Frank O'Connor foconnor at ozemail.com.au
Tue Apr 7 17:43:07 AEST 2009

At 4:13 PM +1000 7/4/09, David Boxall wrote:
>OK, so it will take 8 years and reach 90% of premises. What happens in
>the interim? What happens at the edges?

Wireless and other technologies (that will no doubt improve over the 
next 8 years) will fill in some of the rural gaps, satellite and 
other less constrained by LOS technologies will cater for others, 
Telstra might get off its butt and try to steal a march on the NBN 
... who knows? The possibilities are endless.

>Could DSL technologies be employed to provide bandwidth higher than
>wireless can manage beyond the limits of the fibre, both as it pushes
>out and where it eventually stops? I have 9.5 km of copper between my
>home and a RIM (see entry dated Monday, 2 February 2004 in
><http://david.boxall.id.au/ISDN.html>). It's possible the fibre that
>currently stops at the RIM will be extended to within DSL distance of my
>place. Then again, Telstra owns that infrastructure, so maybe not.

FTTH to your place (under the new NBN) would probably be the goer. 
Any way you look at it, ADSL over copper has serious distance from 
exchange issues.

>What about other fibre that Telstra's installed over the years (see
>entry dated Friday, 30 January 2004 at the same URL and entries dated
>from 9 August 2003 in <http://david.boxall.id.au/Phone1.html>)? There's
>no commercial incentive for Telstra to donate their asset to a network
>it won't control. Unless the government's going to commandeer it.

Mmmm ... Telstra might actually have to do something with all that 
fibre. ''Use it or lose it' ... How sad.

>Looks like a lot of infrastructure will be duplicated. That seems a bit
>of a waste, but might be the path of least resistance.
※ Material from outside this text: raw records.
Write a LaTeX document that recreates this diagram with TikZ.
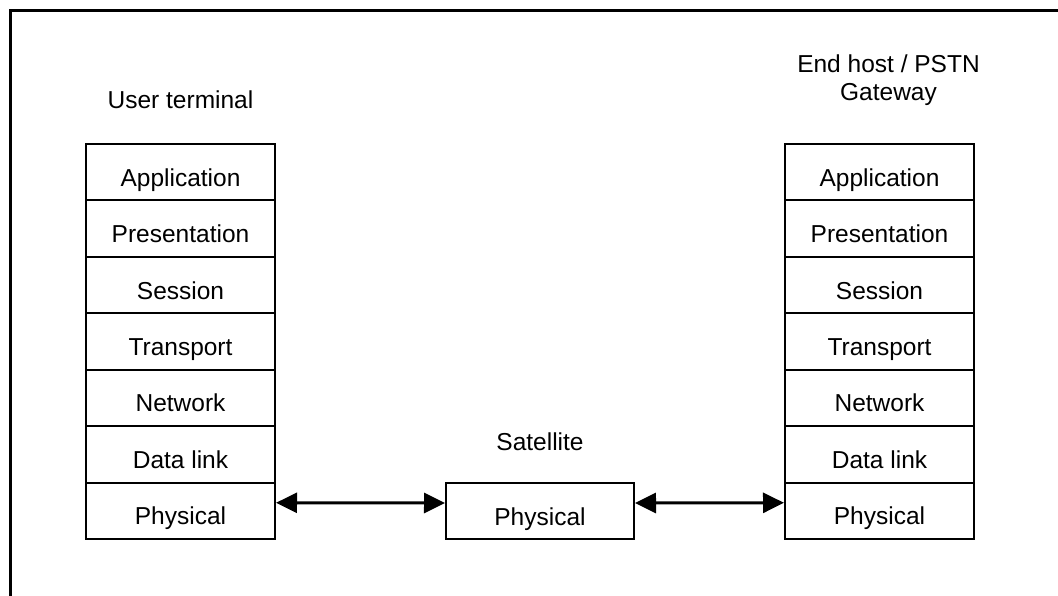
\documentclass[tikz,border=0pt]{standalone}
\usepackage{fontspec}
\setmainfont{Liberation Sans}
\usetikzlibrary{arrows.meta}

\tikzset{
  layer/.style={draw, line width=2pt, rectangle, inner sep=0pt,
    minimum width=189pt, minimum height=56.43pt,
    text height=28pt, text depth=0pt,
    font=\fontsize{24.5}{28}\selectfont},
  lbl/.style={inner sep=0pt, font=\fontsize{24.5}{28}\selectfont},
  link/.style={line width=3pt,
    {Triangle[length=21pt,width=20pt]}-{Triangle[length=21pt,width=20pt]}},
  frame/.style={line width=3pt}
}

\begin{document}
\begin{tikzpicture}[x=1pt,y=-1pt]
  \useasboundingbox (0,0) rectangle (1058,596);

  % outer frame (left and top edges visible)
  \draw[frame] (10.5,596) -- (10.5,10.5) -- (1058,10.5);

  % protocol stacks
  \foreach \name [count=\i from 0] in {Application,Presentation,Session,Transport,Network,Data link,Physical} {
    \node[layer] (l\i) at (180.5, 144+56.43*\i+28.215) {\name};
    \node[layer] (r\i) at (879.5, 144+56.43*\i+28.215) {\name};
  }

  % satellite
  \node[layer, minimum width=188pt, minimum height=56pt] (sat) at (540,511) {Physical};

  % titles
  \node[lbl, anchor=base] (ut) at (180.5,108.3) {User terminal};
  \node[lbl, anchor=north, align=center] (eh) at (888.5,54.5) {End host / PSTN\\Gateway};
  \node[lbl, anchor=base] (st) at (540,450) {Satellite};

  % physical links
  \draw[link] ([yshift=8pt]l6.east) -- ([yshift=8pt]sat.west);
  \draw[link] ([yshift=8pt]sat.east) -- ([yshift=8pt]r6.west);
\end{tikzpicture}
\end{document}
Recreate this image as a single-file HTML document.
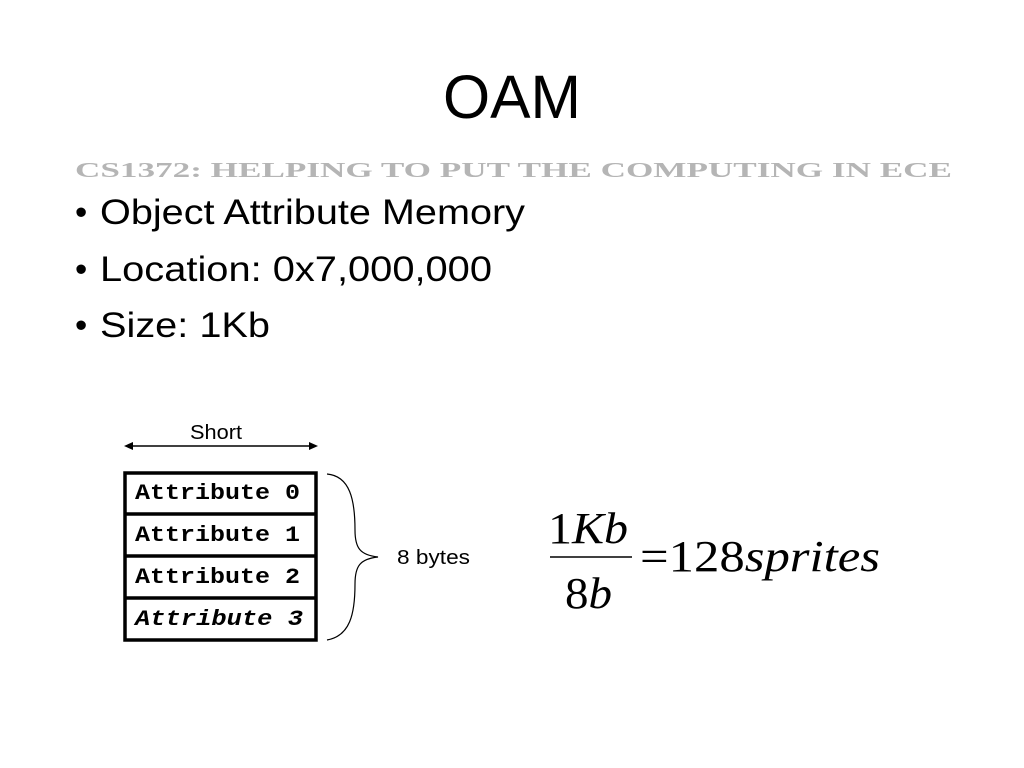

True. But the last time Telstra 'pushed the envelope' as they say ... 
network wise at least ... was back in the mid 1980's when they 
finished laying the fibre to 'within 700 feet of most homes' in 
Australia. They never did anything with that fibre. They never took 
it to the next level. They never even looked like doing FTTH ... 
which was the plan in the 80's  ... that got dropped when bean 
counters rather than engineers took over the network. It was supposed 
to replace that copper we're still paying hideous amounts of line 
rental on. But a captive market will still pay heaps of line rental 
for existing copper .... until mobiles come in and there goes you 
client lock in. So waiting on the market (when only one player was 
seriously in the market) to work for us wasn't a winning strategy.

Telstra penny ante'd it's way out of hundreds of thousands of 
customers and did little or nothing for the future of the network.

>Wireless is of limited use in my (mountainous) area. For example, I'm
>less that 3 km from a Telstra tower, but 3G (or NextG) service is weak
>to none. For my neighbours, 100 metres away, it's reliably none.

As I said ... FTTH looks like your best option, and with the new NBN 
that looks like happening. (Under the old NBN we'd have had FTTN and 
you'd have been left in the dust.)

The other alternative would be satellite, but that currently peaks at 
about 400 KBs from memory which is a long way from what FTTH (or even 
current urban solutions ... ADSL and cable) can do, and the providers 
seem to charge like wounded bulls for it.